John 8:39-40 (NIV)
“Abraham is our father,” they answered.
“If you were Abraham’s children,” said Jesus, “then you would do the things Abraham did. As it is, you are determined to kill me, a man who has told you the truth that I heard from God. Abraham did not do such things.”

The Jewish people prided themselves on being children of Abraham. By that they meant that they shared physical descent and were thus a part of the people who had been chosen by God and taken out of the nations to be His own people.

But Jesus was thinking about much more than mere physical descent. In Hebrew and Aramaic, the term “son of” indicates more than genetics; it indicates likeness. Thus, when Jesus called the Pharisees and teachers of the law a “brood of vipers” (literally sons of snakes) (Matthew 23:33), He was referring to shared character, not shared genes.

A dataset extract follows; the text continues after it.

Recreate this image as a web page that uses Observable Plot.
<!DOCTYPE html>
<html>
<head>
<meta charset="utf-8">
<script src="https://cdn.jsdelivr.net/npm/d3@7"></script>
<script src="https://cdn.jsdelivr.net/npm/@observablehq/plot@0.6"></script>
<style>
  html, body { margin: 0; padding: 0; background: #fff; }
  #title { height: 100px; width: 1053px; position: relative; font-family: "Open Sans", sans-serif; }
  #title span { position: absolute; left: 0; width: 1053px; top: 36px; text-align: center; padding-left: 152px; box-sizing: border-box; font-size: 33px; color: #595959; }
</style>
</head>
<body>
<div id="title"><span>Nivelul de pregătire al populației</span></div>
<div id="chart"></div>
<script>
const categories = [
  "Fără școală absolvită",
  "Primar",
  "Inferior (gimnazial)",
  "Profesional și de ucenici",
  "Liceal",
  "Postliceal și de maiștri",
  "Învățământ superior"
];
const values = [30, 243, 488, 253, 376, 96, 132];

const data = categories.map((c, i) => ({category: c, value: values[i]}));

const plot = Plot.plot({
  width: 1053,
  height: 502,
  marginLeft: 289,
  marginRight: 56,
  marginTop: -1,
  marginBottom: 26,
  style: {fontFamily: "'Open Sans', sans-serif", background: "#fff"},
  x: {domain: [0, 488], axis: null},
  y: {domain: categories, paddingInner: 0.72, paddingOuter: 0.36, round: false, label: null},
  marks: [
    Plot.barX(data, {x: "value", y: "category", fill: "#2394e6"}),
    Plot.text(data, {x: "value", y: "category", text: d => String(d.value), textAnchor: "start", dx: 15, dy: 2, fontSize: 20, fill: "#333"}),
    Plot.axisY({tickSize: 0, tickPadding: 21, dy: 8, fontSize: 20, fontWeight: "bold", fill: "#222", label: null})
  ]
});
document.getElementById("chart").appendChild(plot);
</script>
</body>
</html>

And there was even an element of this in His own two titles. The title “Son of man” indicates Jesus’ humanity, the characteristics that He shared with all mankind. His title “Son of God” (often abbreviated by Him to simply “the Son”), in addition to pointing to a literal truth, indicated to the people that heard Him use that terminology that His character, mindset, and actions were the same as God’s.

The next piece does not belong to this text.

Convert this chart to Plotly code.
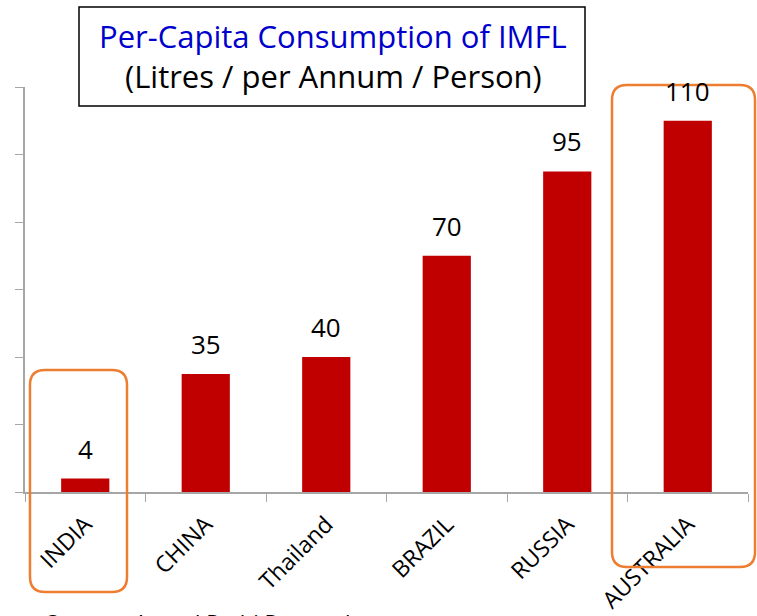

Thus, when the Jews Jesus was teaching and talking to claimed to be sons of Abraham, Jesus saw a horrible contradiction. The character of those people didn’t resemble Abrahams’s character at all! Abraham was a humble man of high character and deep devotion to God, completely submissive to His will. These people, on the other hand, were rebellious, resisting God’s direction, and rejecting His own Son, His chosen Messiah. Thus, Jesus was exactly right in calling their claim to be children of Abraham bogus. The fruit doesn’t fall far from the tree, but these “children” were far from Abraham in every essential.

Father, this is very interesting, and adds a dimension to our understanding of what the Scripture writers were referring to when they say that we, as Christians, can become “children of God” by faith in in Jesus. It clearly refers to transformation rather than simply status (2 Corinthians 5:17), to re-creation into the image of Jesus (Romans 8:29) so that we actually resemble You just like Jesus did, in character, in holiness, and in our actions. Keep molding and shaping me, Lord, so that I am made worthy to be called a child of God. Amen.